*AIM OF THE TASK*
Pictures stay out of this copy, which runs from the first line of the material through the line containing "W, H = 1106, 640".

*INFORMATION SUPPLIED*

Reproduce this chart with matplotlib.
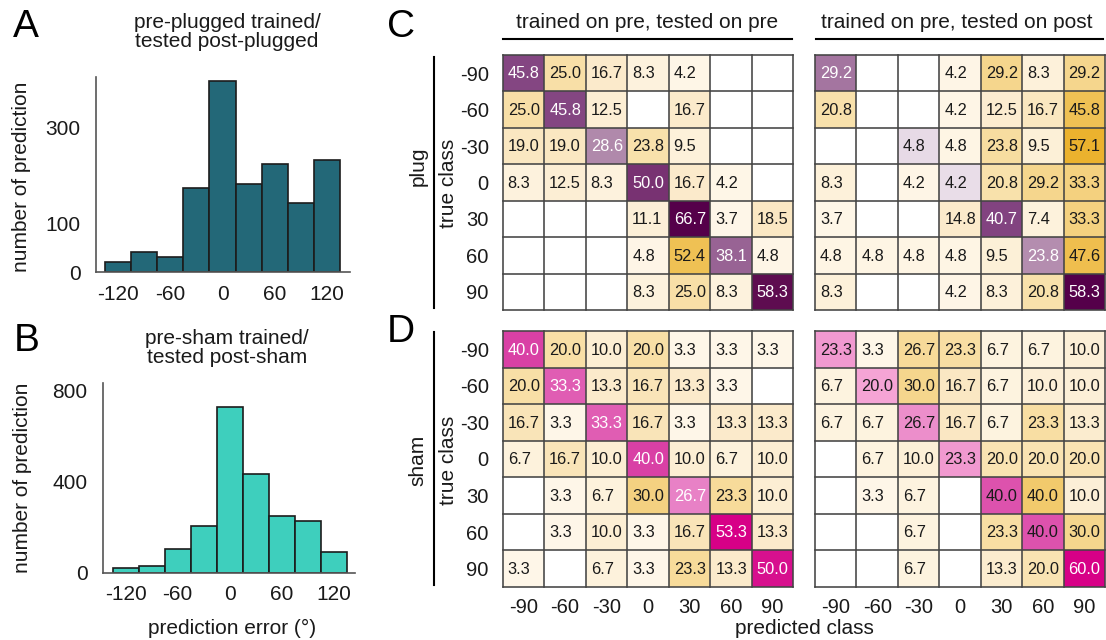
import numpy as np
import matplotlib
matplotlib.use('Agg')
import matplotlib.pyplot as plt
from matplotlib.colors import LinearSegmentedColormap, Normalize
from matplotlib.lines import Line2D

plt.rcParams['font.family'] = ['Liberation Sans', 'DejaVu Sans']

W, H = 1106, 640

# ---------------- data ----------------
hist_bins = [-120, -90, -60, -30, 0, 30, 60, 90, 120]
plug_counts = [21, 42, 31, 174, 398, 184, 224, 144, 234]
sham_counts = [22, 31, 104, 208, 728, 436, 249, 228, 94]
hist_xticks = [-120, -60, 0, 60, 120]
plug_yticks = [0, 100, 300]
sham_yticks = [0, 400, 800]

classes = [-90, -60, -30, 0, 30, 60, 90]

plug_pre = [
    [45.8, 25.0, 16.7, 8.3, 4.2, 0, 0],
    [25.0, 45.8, 12.5, 0, 16.7, 0, 0],
    [19.0, 19.0, 28.6, 23.8, 9.5, 0, 0],
    [8.3, 12.5, 8.3, 50.0, 16.7, 4.2, 0],
    [0, 0, 0, 11.1, 66.7, 3.7, 18.5],
    [0, 0, 0, 4.8, 52.4, 38.1, 4.8],
    [0, 0, 0, 8.3, 25.0, 8.3, 58.3],
]
plug_post = [
    [29.2, 0, 0, 4.2, 29.2, 8.3, 29.2],
    [20.8, 0, 0, 4.2, 12.5, 16.7, 45.8],
    [0, 0, 4.8, 4.8, 23.8, 9.5, 57.1],
    [8.3, 0, 4.2, 4.2, 20.8, 29.2, 33.3],
    [3.7, 0, 0, 14.8, 40.7, 7.4, 33.3],
    [4.8, 4.8, 4.8, 4.8, 9.5, 23.8, 47.6],
    [8.3, 0, 0, 4.2, 8.3, 20.8, 58.3],
]
sham_pre = [
    [40.0, 20.0, 10.0, 20.0, 3.3, 3.3, 3.3],
    [20.0, 33.3, 13.3, 16.7, 13.3, 3.3, 0],
    [16.7, 3.3, 33.3, 16.7, 3.3, 13.3, 13.3],
    [6.7, 16.7, 10.0, 40.0, 10.0, 6.7, 10.0],
    [0, 3.3, 6.7, 30.0, 26.7, 23.3, 10.0],
    [0, 3.3, 10.0, 3.3, 16.7, 53.3, 13.3],
    [3.3, 0, 6.7, 3.3, 23.3, 13.3, 50.0],
]
sham_post = [
    [23.3, 3.3, 26.7, 23.3, 6.7, 6.7, 10.0],
    [6.7, 20.0, 30.0, 16.7, 6.7, 10.0, 10.0],
    [6.7, 6.7, 26.7, 16.7, 6.7, 23.3, 13.3],
    [0, 6.7, 10.0, 23.3, 20.0, 20.0, 20.0],
    [0, 3.3, 6.7, 0, 40.0, 40.0, 10.0],
    [0, 0, 6.7, 0, 23.3, 40.0, 30.0],
    [0, 0, 6.7, 0, 13.3, 20.0, 60.0],
]

# ---------------- styles ----------------
off_cmap = LinearSegmentedColormap.from_list(
    'off', [(0, '#FFFAF2'), (0.125, '#FDF2DC'), (0.25, '#FBEACB'), (0.375, '#F8DFA6'),
            (0.8, '#EFC052'), (1, '#EBB02A')], N=256)
plug_cmap = LinearSegmentedColormap.from_list(
    'plug', [(0, '#F4EEF4'), (0.43, '#B088AB'), (0.7, '#824280'), (0.87, '#5E0C50'), (1, '#55004A')])
sham_cmap = LinearSegmentedColormap.from_list(
    'sham', [(0, '#FCEBF5'), (0.33, '#F5A5D5'), (0.5, '#E882C6'), (0.65, '#DE55AF'),
             (0.8, '#D737A0'), (1, '#D70087')])
grid_c = '#444444'
txt_c = '#1a1a1a'

fig = plt.figure(figsize=(W / 100, H / 100), dpi=100)


def ax_px(x0, y0, x1, y1):
    return fig.add_axes([x0 / W, 1 - y1 / H, (x1 - x0) / W, (y1 - y0) / H])


def ftext(x, y, s, **kw):
    kw.setdefault('color', txt_c)
    return fig.text(x / W, 1 - y / H, s, **kw)


def fline(xs, ys, lw=1.5):
    fig.add_artist(Line2D([x / W for x in xs], [1 - y / H for y in ys],
                          color='black', lw=lw, transform=fig.transFigure))


def hist(ax, counts, color, yticks, xlim, ylim):
    ax.bar(hist_bins, counts, width=30, color=color, edgecolor='#1c1c1c', linewidth=1.2)
    ax.set_xlim(*xlim)
    ax.set_ylim(*ylim)
    ax.set_xticks(hist_xticks)
    ax.set_xticklabels([str(t) for t in hist_xticks])
    ax.set_yticks(yticks)
    for s in ['top', 'right']:
        ax.spines[s].set_visible(False)
    for s in ['left', 'bottom']:
        ax.spines[s].set_color('#555555')
        ax.spines[s].set_linewidth(1.2)
    ax.tick_params(axis='both', length=0, labelsize=15, colors=txt_c)
    ax.tick_params(axis='x', pad=9)
    ax.tick_params(axis='y', pad=11)


def heat(ax, data, diag_cmap, white_thresh, show_x, show_y):
    M = np.array(data, float)
    n = M.shape[0]
    norm = Normalize(0, M.max())
    diag = np.eye(n, dtype=bool)
    off = np.ma.masked_where(diag | (M == 0), M)
    dg = np.ma.masked_where(~diag | (M == 0), M)
    edges = np.arange(n + 1)
    ax.pcolormesh(edges, edges, off, cmap=off_cmap, norm=norm)
    ax.pcolormesh(edges, edges, dg, cmap=diag_cmap, norm=norm)
    ax.set_xlim(0, n)
    ax.set_ylim(n, 0)
    for k in range(n + 1):
        ax.axhline(k, color=grid_c, lw=1.15, clip_on=False)
        ax.axvline(k, color=grid_c, lw=1.15, clip_on=False)
    for i in range(n):
        for j in range(n):
            v = M[i, j]
            if v > 0:
                col = 'white' if (i == j and v > white_thresh) else txt_c
                ax.text(j + 0.12, i + 0.52, f'{v:.1f}', ha='left', va='center',
                        fontsize=11.8, color=col)
    for s in ax.spines.values():
        s.set_visible(False)
    ax.set_xticks(np.arange(n) + 0.5)
    ax.set_yticks(np.arange(n) + 0.5)
    ax.set_xticklabels([str(c) for c in classes] if show_x else [])
    ax.set_yticklabels([str(c) for c in classes] if show_y else [])
    ax.tick_params(axis='both', length=0, labelsize=14.5, colors=txt_c)
    ax.tick_params(axis='x', pad=8)
    ax.tick_params(axis='y', pad=10)


# ---------------- histograms ----------------
axA = ax_px(96, 77, 350, 272)
hist(axA, plug_counts, '#236878', plug_yticks, (-145, 146), (0, 406))
axB = ax_px(103, 383, 355, 573)
hist(axB, sham_counts, '#3ECFBD', sham_yticks, (-146, 144), (0, 834))

ftext(227, 32, 'pre-plugged trained/\ntested post-plugged', ha='center', va='center',
      fontsize=15, linespacing=0.95)
ftext(227, 348, 'pre-sham trained/\ntested post-sham', ha='center', va='center',
      fontsize=15, linespacing=0.95)
ftext(22, 177, 'number of prediction', rotation=90, ha='center', va='center', fontsize=15)
ftext(23, 478, 'number of prediction', rotation=90, ha='center', va='center', fontsize=15)
ftext(232, 628, 'prediction error (°)', ha='center', va='center', fontsize=15)

# ---------------- heatmaps ----------------
axC1 = ax_px(502.7, 55, 793.3, 310)
heat(axC1, plug_pre, plug_cmap, 20, False, True)
axC2 = ax_px(815, 55, 1105, 310)
heat(axC2, plug_post, plug_cmap, 20, False, False)
axD1 = ax_px(502.7, 331, 793.3, 587)
heat(axD1, sham_pre, sham_cmap, 20, True, True)
axD2 = ax_px(815, 331, 1105, 587)
heat(axD2, sham_post, sham_cmap, 50, True, False)

ftext(647, 23, 'trained on pre, tested on pre', ha='center', va='center', fontsize=15)
ftext(957, 23, 'trained on pre, tested on post', ha='center', va='center', fontsize=15)
fline([503, 792], [39, 39])
fline([816, 1103], [39, 39])
fline([434, 434], [57, 308])
fline([434, 434], [332, 585])

ftext(448, 183, 'true class', rotation=90, ha='center', va='center', fontsize=15)
ftext(448, 460, 'true class', rotation=90, ha='center', va='center', fontsize=15)
ftext(418, 166, 'plug', rotation=90, ha='center', va='center', fontsize=15)
ftext(418, 460, 'sham', rotation=90, ha='center', va='center', fontsize=15)
ftext(804, 628, 'predicted class', ha='center', va='center', fontsize=15)

# panel letters
for x, y, s in [(26, 27, 'A'), (27, 341, 'B'), (401, 27, 'C'), (401, 332, 'D')]:
    ftext(x, y, s, ha='center', va='center', fontsize=28, color='black')

fig.savefig('out.png', dpi=100)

*EXERCISE ANSWER*
Reproduce this chart with matplotlib.
import numpy as np
import matplotlib
matplotlib.use('Agg')
import matplotlib.pyplot as plt
from matplotlib.colors import LinearSegmentedColormap, Normalize
from matplotlib.lines import Line2D

plt.rcParams['font.family'] = ['Liberation Sans', 'DejaVu Sans']

W, H = 1106, 640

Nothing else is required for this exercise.